You would expect that the forgiven servant would depart in peace and joy. Instead, he immediately goes and finds a fellow servant in God’s kingdom and demands payment for the debt owed to him. Now, demanding payment is what the King also did at first. If we are to behave toward others as God behaves toward us, then telling someone, “You have sinned against me. You owe me a debt for the wrong you did,” is not only excusable, but is part of imitating God.
But the forgiven servant does more than the King did with him. He “laid hands on his fellow servant and took him by the throat.” This is not just about collecting a debt. This is about rage, bitterness, anger, and hatred toward his fellow servant. Even if someone sins against you, you are not free to beat him up or hate him in return.

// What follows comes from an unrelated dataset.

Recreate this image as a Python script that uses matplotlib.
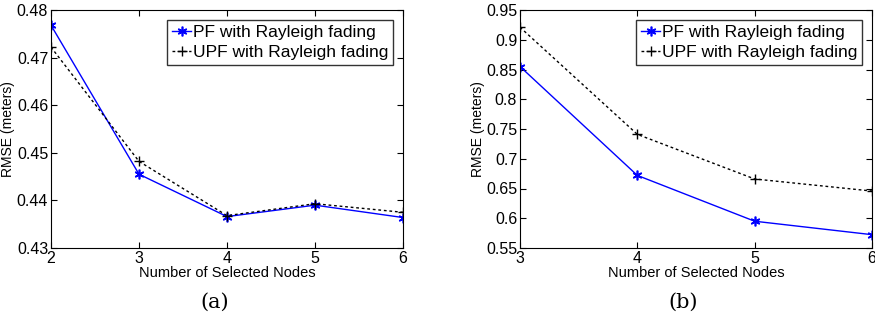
import matplotlib
matplotlib.use("Agg")
from matplotlib import pyplot as plt

# panel (a)
nodes_a = [2, 3, 4, 5, 6]
pf_a = [0.4768, 0.4455, 0.4366, 0.4390, 0.4364]
upf_a = [0.4722, 0.4482, 0.4368, 0.4393, 0.4375]
yticks_a = [0.43, 0.44, 0.45, 0.46, 0.47, 0.48]

# panel (b)
nodes_b = [3, 4, 5, 6]
pf_b = [0.855, 0.672, 0.595, 0.5724]
upf_b = [0.921, 0.741, 0.666, 0.6457]
yticks_b = [0.55, 0.6, 0.65, 0.7, 0.75, 0.8, 0.85, 0.9, 0.95]

plt.rcParams["font.family"] = ["Liberation Sans", "DejaVu Sans"]
plt.rcParams["font.size"] = 10

fig = plt.figure(figsize=(8.75, 3.2), dpi=100)
W, H = 875, 320


def add_panel(box, nodes, pf, upf, yticks, ylim, caption, cap_x):
    x0, y0, x1, y1 = box
    ax = fig.add_axes([x0 / W, 1 - y1 / H, (x1 - x0) / W, (y1 - y0) / H])
    ax.plot(nodes, pf, color="blue", marker=(6, 2, 0), markersize=7,
            markeredgewidth=1.2, linewidth=1.0, label="PF with Rayleigh fading")
    ax.plot(nodes, upf, color="black", marker="+", markersize=7, linewidth=1.0,
            linestyle=(0, (2, 2)), label="UPF with Rayleigh fading")
    ax.set_xlim(nodes[0], nodes[-1])
    ax.set_ylim(*ylim)
    ax.set_xticks(nodes)
    ax.set_yticks(yticks)
    ax.set_yticklabels([f"{v:g}" for v in yticks])
    ax.tick_params(direction="in", top=True, right=True, length=4, labelsize=11.5,
                   pad=2)
    ax.set_xlabel("Number of Selected Nodes", fontsize=10.5, labelpad=0)
    ax.set_ylabel("RMSE (meters)", fontsize=10, labelpad=1)
    leg = ax.legend(loc="upper right", fontsize=12.5, handlelength=1.1,
                    handletextpad=0.1, borderpad=0.3, labelspacing=0.3,
                    fancybox=False, borderaxespad=0.55)
    leg.get_frame().set_edgecolor("black")
    leg.get_frame().set_linewidth(1.0)
    fig.text(cap_x / W, 1 - 302 / H, caption, ha="center", va="center",
             fontsize=15, family="DejaVu Serif")


add_panel((51, 10, 403, 248), nodes_a, pf_a, upf_a, yticks_a, (0.43, 0.48), "(a)", 215)
add_panel((520, 10, 872, 248), nodes_b, pf_b, upf_b, yticks_b, (0.55, 0.95), "(b)", 683)

fig.savefig("out.png", dpi=100)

The fellow servant speaks the same words as did the forgiven servant. He fell down at his feet and begged him, saying, ‘Have patience with me, and I will pay you all.’ This is important. The scenario that Jesus presents is of your fellow servant, your fellow Christian, who, when confronted with his sin against you, begs for mercy and patience. He tells you that he is sorry for having sinned against you. This parable says nothing about forgiving your impenitent brother.
The forgiven servant behaves far differently than the King. “He would not.” He refused. He didn’t want to have mercy, much less forgive his fellow servant. He threw him in prison. Isn’t that ugly? Isn’t that perverse? To have the King’s forgiveness for such an enormous debt, and then to refuse to have mercy on your fellow servant who owed you so little. How could a Christian behave that way?

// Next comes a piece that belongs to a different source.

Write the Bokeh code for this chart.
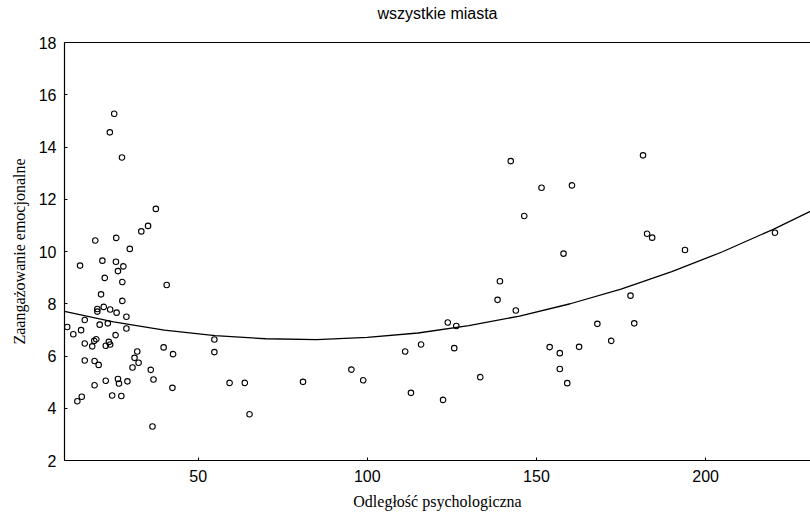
from bokeh.plotting import figure
from bokeh.models import FixedTicker, Range1d, LinearAxis
from bokeh.embed import file_html
from bokeh.resources import INLINE

title_text = "wszystkie miasta"
x_label = "Odległość psychologiczna"
y_label = "Zaangażowanie emocjonalne"
x_ticks = [50, 100, 150, 200]
y_ticks = [2, 4, 6, 8, 10, 12, 14, 16, 18]

# psychological distance (x) and emotional engagement (y), read from the picture
dist = [
    25.2, 23.9, 27.5, 37.5, 35.2, 33.2, 19.6, 25.8, 29.8, 15.1, 21.7, 25.7, 27.9,
    26.3, 22.4, 27.6, 40.7, 21.3, 27.6, 20.2, 20.2, 22.1, 24.0, 25.9, 28.8, 16.5,
    20.9, 23.3, 28.8, 15.4, 11.3, 13.1, 25.6, 16.5, 18.7, 19.3, 19.9, 22.7, 23.6,
    24.0, 32.0, 31.2, 32.4, 30.6, 39.8, 42.6, 16.5, 19.4, 20.6, 36.0, 36.8, 42.4,
    19.4, 22.7, 26.3, 26.6, 29.1, 24.6, 27.3, 14.3, 15.6, 36.5,
    54.8, 54.8, 59.3, 63.8, 65.2, 81.0, 95.3, 98.8,
    111.2, 115.9, 112.9, 122.4, 123.8, 126.3, 125.7, 133.4, 143.9,
    142.4, 151.5, 160.5, 146.4, 181.5, 182.7, 184.2, 158.0, 139.2, 138.5, 177.8,
    168.0, 178.9, 172.1, 153.9, 156.9, 162.6, 156.9, 159.1,
    193.9, 220.5,
]
engagement = [
    15.27, 14.56, 13.6, 11.63, 10.98, 10.77, 10.42, 10.52, 10.1, 9.46, 9.65, 9.61, 9.43,
    9.25, 8.99, 8.83, 8.72, 8.36, 8.11, 7.8, 7.7, 7.88, 7.78, 7.66, 7.5, 7.38,
    7.2, 7.25, 7.05, 6.99, 7.11, 6.83, 6.8, 6.48, 6.37, 6.58, 6.64, 6.39, 6.54,
    6.44, 6.17, 5.93, 5.74, 5.56, 6.33, 6.07, 5.83, 5.81, 5.66, 5.47, 5.1, 4.78,
    4.88, 5.05, 5.12, 4.95, 5.03, 4.49, 4.47, 4.27, 4.44, 3.3,
    6.63, 6.15, 4.97, 4.97, 3.77, 5.01, 5.48, 5.07,
    6.17, 6.44, 4.59, 4.32, 7.28, 7.15, 6.3, 5.19, 7.74,
    13.46, 12.44, 12.53, 11.36, 13.68, 10.68, 10.53, 9.92, 8.86, 8.15, 8.31,
    7.23, 7.25, 6.58, 6.34, 6.11, 6.35, 5.5, 4.96,
    10.06, 10.72,
]

# fitted (quadratic) trend curve, read from the picture
fit_x = [10.5, 25, 40, 55, 70, 85, 100, 115, 130, 145, 160, 175, 190, 205, 220, 231]
fit_y = [7.71, 7.31, 6.99, 6.78, 6.66, 6.63, 6.71, 6.88, 7.16, 7.53, 8.00, 8.56,
         9.23, 9.99, 10.85, 11.54]

X_MIN, X_MAX = 10.5, 231.0

p = figure(width=810, height=518, output_backend="svg", toolbar_location=None,
           x_range=Range1d(X_MIN, X_MAX), y_range=Range1d(2, 18),
           min_border_left=64, min_border_right=0, min_border_top=42,
           min_border_bottom=58)

p.outline_line_color = None
p.xgrid.visible = False
p.ygrid.visible = False
p.background_fill_color = "white"
p.border_fill_color = "white"

bottom_axis = p.below[0]
left_axis = p.left[0]

tick_font = "'Liberation Sans Narrow', 'Liberation Sans'"
for ax in (bottom_axis, left_axis):
    ax.axis_line_color = "black"
    ax.axis_line_width = 1.2
    ax.major_tick_in = 3
    ax.major_tick_out = 0
    ax.minor_tick_line_color = None
    ax.major_label_text_font = tick_font
    ax.major_label_text_font_size = "16px"
    ax.major_label_text_color = "black"
    ax.axis_label_text_font = "Liberation Serif"
    ax.axis_label_text_font_size = "16px"
    ax.axis_label_text_font_style = "normal"
    ax.axis_label_text_color = "black"

bottom_axis.ticker = FixedTicker(ticks=x_ticks)
left_axis.ticker = FixedTicker(ticks=y_ticks)
bottom_axis.axis_label = x_label
left_axis.axis_label = y_label
bottom_axis.major_label_standoff = 9
bottom_axis.axis_label_standoff = 8
left_axis.major_label_standoff = 8
left_axis.axis_label_standoff = 8

# top frame line carrying the chart title
top = LinearAxis(ticker=FixedTicker(ticks=[]), axis_label=title_text)
top.major_label_text_font_size = "0px"
top.major_tick_in = 0
top.major_tick_out = 0
top.minor_tick_line_color = None
top.major_label_standoff = 0
top.axis_label_standoff = 21
top.axis_label_text_font = "Liberation Sans"
top.axis_label_text_font_size = "16px"
top.axis_label_text_font_style = "normal"
top.axis_label_text_color = "black"
top.axis_line_color = "black"
top.axis_line_width = 1.2
p.add_layout(top, "above")

p.line(fit_x, fit_y, line_color="black", line_width=1.3)

p.scatter(dist, engagement, marker="circle", size=5.5, fill_color=None,
          line_color="black", line_width=1.1)

open("out.html", "w").write(file_html(p, INLINE))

This happens when a Christian allows the devil, the world, and his own sinful flesh to rule him, when he stops struggling with them and gives in to their hatred and becomes self-centered. He no longer considers his own sins to be that great, and so he no longer considers God’s forgiveness to him to be that big of deal. He begins to look at his own works and earning him some favor from God so that, even if he sins, he thinks he deserves God’s forgiveness because, overall, he’s a pretty good person. So the picture is skewed in his heart and turned upside down. He thinks that his debt to God is only “this big,” while the debt owed to him by his fellow Christian is a million times bigger. He expects that God will continue to forgive him his “tiny debt” because he deserves it, while he views his fellows Christian as dirt.
It won’t work that way. Jesus issues a powerful warning in this parable. He who despises mercy and refuses to forgive his neighbor, especially his fellow Christian who apologizes for his sin and asks for forgiveness, will have his whole debt reinstated and will be tortured for all eternity. So My heavenly Father also will do to you if each of you, from his heart, does not forgive his brother his trespasses.

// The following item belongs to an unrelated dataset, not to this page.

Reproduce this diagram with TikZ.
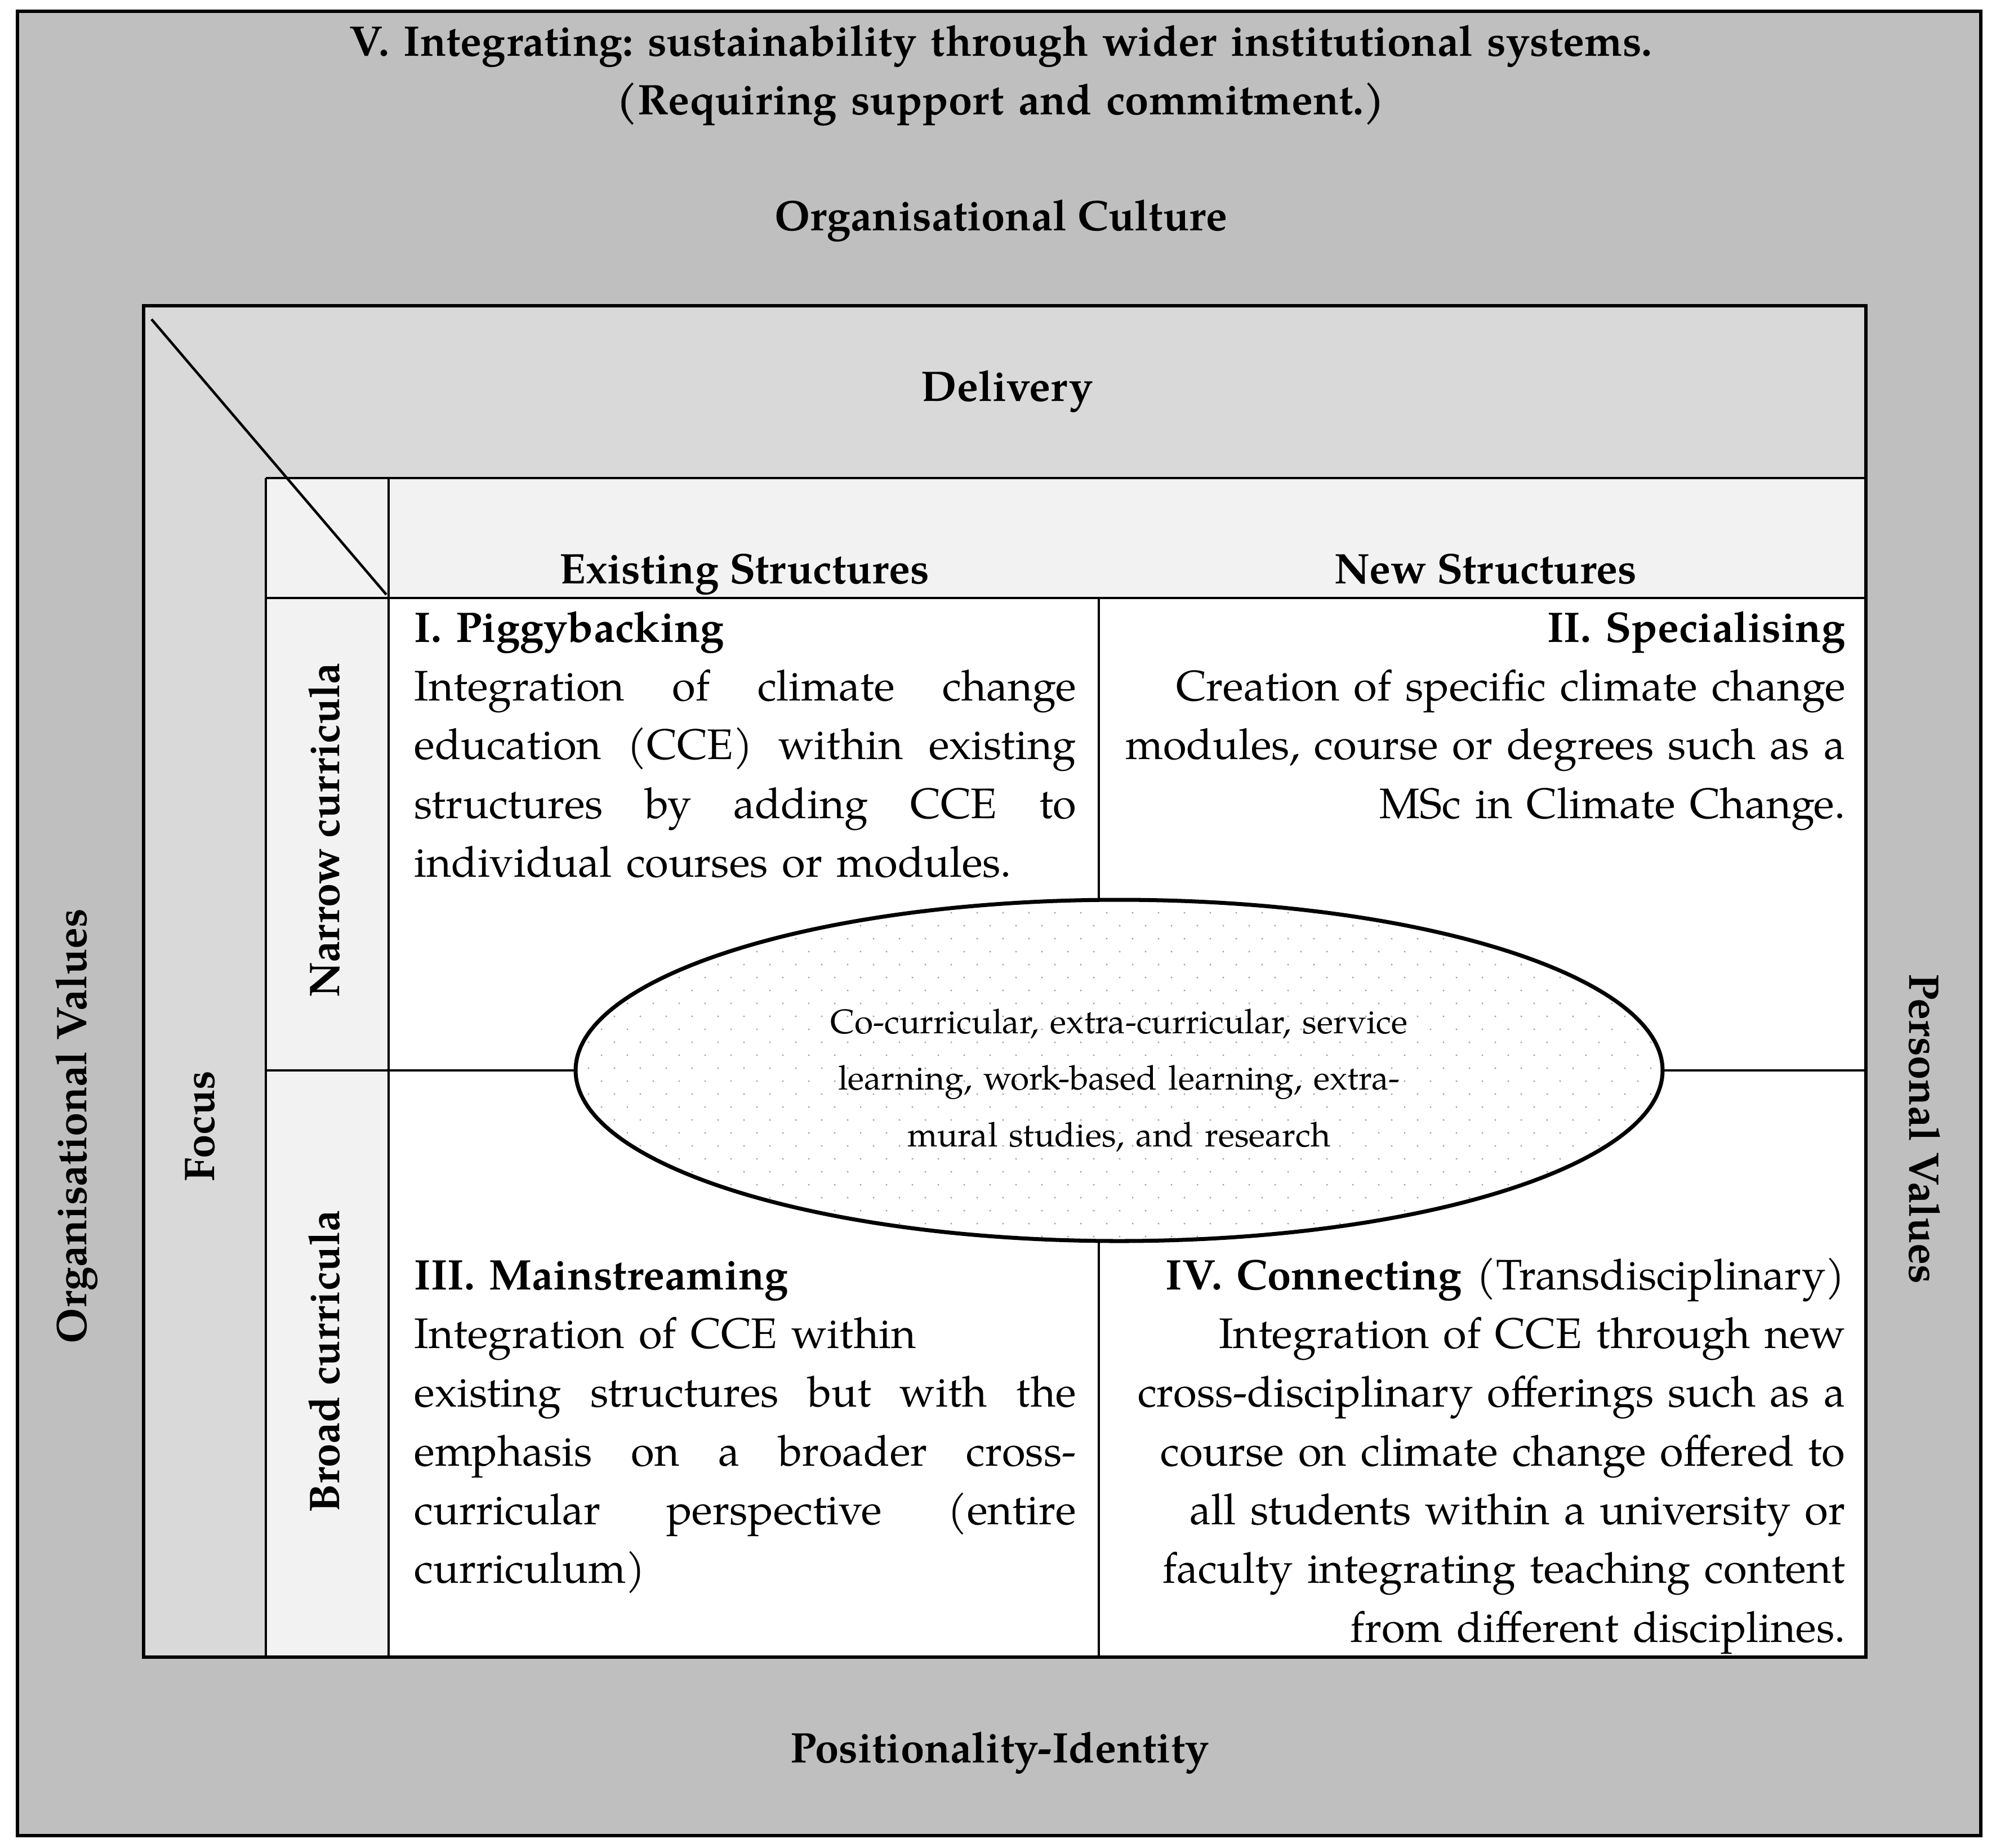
\documentclass[tikz,border=0pt]{standalone}
\usepackage{fontspec}
\setmainfont{TeX Gyre Pagella}
\usetikzlibrary{shapes.geometric}
\definecolor{outerg}{HTML}{BFBFBF}
\definecolor{midg}{HTML}{D9D9D9}
\definecolor{lightg}{HTML}{F2F2F2}
\definecolor{dotg}{HTML}{A0A0A0}
\newlength\qwl
\setlength\qwl{117.5mm}
\newcommand\jl[1]{\leavevmode\hbox to\qwl{#1}}
\frenchspacing
\begin{document}
\begin{tikzpicture}[x=0.1mm,y=-0.1mm,
  txt/.style={font=\fontsize{21.6}{29.7}\selectfont, inner sep=0pt},
  bld/.style={font=\fontsize{21.6}{29.7}\selectfont\bfseries, inner sep=0pt},
  framel/.style={draw=black, line width=1.5pt},
  gridl/.style={draw=black, line width=1.3pt},
  thinl/.style={draw=black, line width=0.9pt}]
\useasboundingbox (0,0) rectangle (3544,3281);
\fill[white] (0,0) rectangle (3544,3281);
% outer and inner frames
\draw[framel, fill=outerg] (31,20) rectangle (3517,3260);
\fill[midg] (255,543) rectangle (3313,2943);
\fill[lightg] (472,849) rectangle (3313,1062);
\fill[lightg] (472,1062) rectangle (690,2943);
\fill[white] (690,1062) rectangle (3313,2943);
% grid
\draw[gridl] (472,849) -- (3313,849);
\draw[gridl] (472,849) -- (472,2943);
\draw[gridl] (690,849) -- (690,2943);
\draw[gridl] (472,1062) -- (3313,1062);
\draw[gridl] (1951,1062) -- (1951,2943);
\draw[thinl] (472,1901) -- (3313,1901);
\draw[gridl] (269,567) -- (686,1056);
\draw[framel] (255,543) rectangle (3313,2943);
% ellipse with dots
\fill[white] (1987,1901) ellipse [x radius=965, y radius=303];
\begin{scope}
\clip (1987,1901) ellipse [x radius=965, y radius=303];
\foreach \i in {0,...,42}{\foreach \j in {0,...,13}{
  \fill[dotg] (1022+46*\i,1598+46*\j) circle[radius=0.17mm];
  \fill[dotg] (1045+46*\i,1621+46*\j) circle[radius=0.17mm];
}}
\end{scope}
\node[ellipse, draw=black, line width=2pt, minimum width=193mm, minimum height=60.6mm, inner sep=0pt] (ell) at (1987,1901) {};
\node[font=\fontsize{17.2}{28.7}\selectfont, inner sep=0pt, text width=140mm, align=center, anchor=base] (elltxt) at (1987,1835)
  {Co-curricular, extra-curricular, service\\learning, work-based learning, extra-\\mural studies, and research};
% titles
\node[bld, text width=300mm, align=center, anchor=base] (title) at (1777,99)
  {V. Integrating: sustainability through wider institutional systems.\\(Requiring support and commitment.)};
\node[bld, anchor=base] (orgcult) at (1777,409) {Organisational Culture};
\node[bld, anchor=base] (deliv) at (1788,712) {Delivery};
\node[bld, anchor=base] (exist) at (1322,1036) {Existing Structures};
\node[bld, anchor=base] (newst) at (2638,1036) {New Structures};
\node[bld, anchor=base] (posid) at (1775,3130) {Positionality-Identity};
\node[bld, rotate=90] (orgval) at (136,2000) {Organisational Values};
\node[bld, rotate=90] (focus) at (355,2000) {Focus};
\node[bld, rotate=90] (narrow) at (576,1474) {Narrow curricula};
\node[bld, rotate=90] (broad) at (576,2418) {Broad curricula};
\node[bld, rotate=-90] (persval) at (3417,2005) {Personal Values};
% quadrants
\node[txt, text width=117.5mm, align=left, anchor=base west] (q1) at (735,1140)
  {\textbf{I. Piggybacking}\\
   \jl{Integration\hfill of\hfill climate\hfill change}\\
   \jl{education\hfill (CCE)\hfill within\hfill existing}\\
   \jl{structures\hfill by\hfill adding\hfill CCE\hfill to}\\
   individual courses or modules.};
\node[txt, text width=140mm, align=right, anchor=base east] (q2) at (3277,1140)
  {\textbf{II. Specialising}\\
   Creation of specific climate change\\
   modules, course or degrees such as a\\
   MSc in Climate Change.};
\node[txt, text width=117.5mm, align=left, anchor=base west] (q3) at (735,2290)
  {\textbf{III. Mainstreaming}\\
   Integration of CCE within\\
   \jl{existing\hfill structures\hfill but\hfill with\hfill the}\\
   \jl{emphasis\hfill on\hfill a\hfill broader\hfill cross-}\\
   \jl{curricular\hfill perspective\hfill (entire}\\
   curriculum)};
\node[txt, text width=140mm, align=right, anchor=base east] (q4) at (3277,2290)
  {\textbf{IV. Connecting} (Transdisciplinary)\\
   Integration of CCE through new\\
   cross-disciplinary offerings such as a\\
   course on climate change offered to\\
   all students within a university or\\
   faculty integrating teaching content\\
   from different disciplines.};
\end{tikzpicture}
\end{document}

How can this be? Because such a Christian has fallen away from the faith and is worse than an unbeliever. Faith in Christ does not behave this way, does not despise mercy and refuse to forgive. The flesh does want to behave that way, and the world tells you you’re justified in acting that way, and the devil tempts you to act that way. But faith struggles against the voices of the devil, the world, and our sinful flesh, and does not allow them to get the upper hand. Faith says, “I know that my debt to God is 10,000 times greater than the debt this person owes to me, and God, out of pure grace and mercy, has given His Son for me and has forgiven me my great debt in Holy Baptism. So even though my flesh wants to remain angry and bitter toward the one who sinned against me, if he will just acknowledge his sin and repent of it, I will gladly forgive him. His sin against me is nothing compared to my sins against God.”
Where is the comfort in this Gospel? There is no comfort for the one who stubbornly refuses to forgive those who repent of their sins. There is only judgment here for that one. But for the one who hears these words of Christ and is afraid, for the one who hears these words of Christ and recognizes the bitterness in his own heart, there is great comfort. Because once again, today, the King, through this Gospel, calls in his servants and exposes their great debt. Once again, today, you have confessed unto Him all your sins and iniquities with which you have ever offended Him and justly deserved His temporal and eternal punishment. But you said that you are heartily sorry for them, and you have sought His mercy and forgiveness for the sake of the holy, innocent bitter sufferings and death of His beloved Son Jesus Christ. And once again today, the King has pardoned you and forgiven your debt. And here in His Holy Sacrament He once again seals that forgiveness to you. And if anyone wishes to receive Absolution in private, one on one, come and see me. We still practice private confession and absolution in the Lutheran Church.
“Forgive us our trespasses, as we forgive those who trespass against us.” So we pray in the Lord’s Prayer. Don’t despise God’s forgiveness to you by refusing to forgive your brother who sins against you. God’s great mercy toward you in Christ is all the strength you need to now go forth and forgive your brother or sister, and that, not just once, not just seven times, but seventy times seven. This is the will of God for those who are His servants in His kingdom. And as you remain in Christ, as branches in the Vine, you will be enabled to produce this good fruit of forgiveness, by the power of the Holy Spirit. Amen.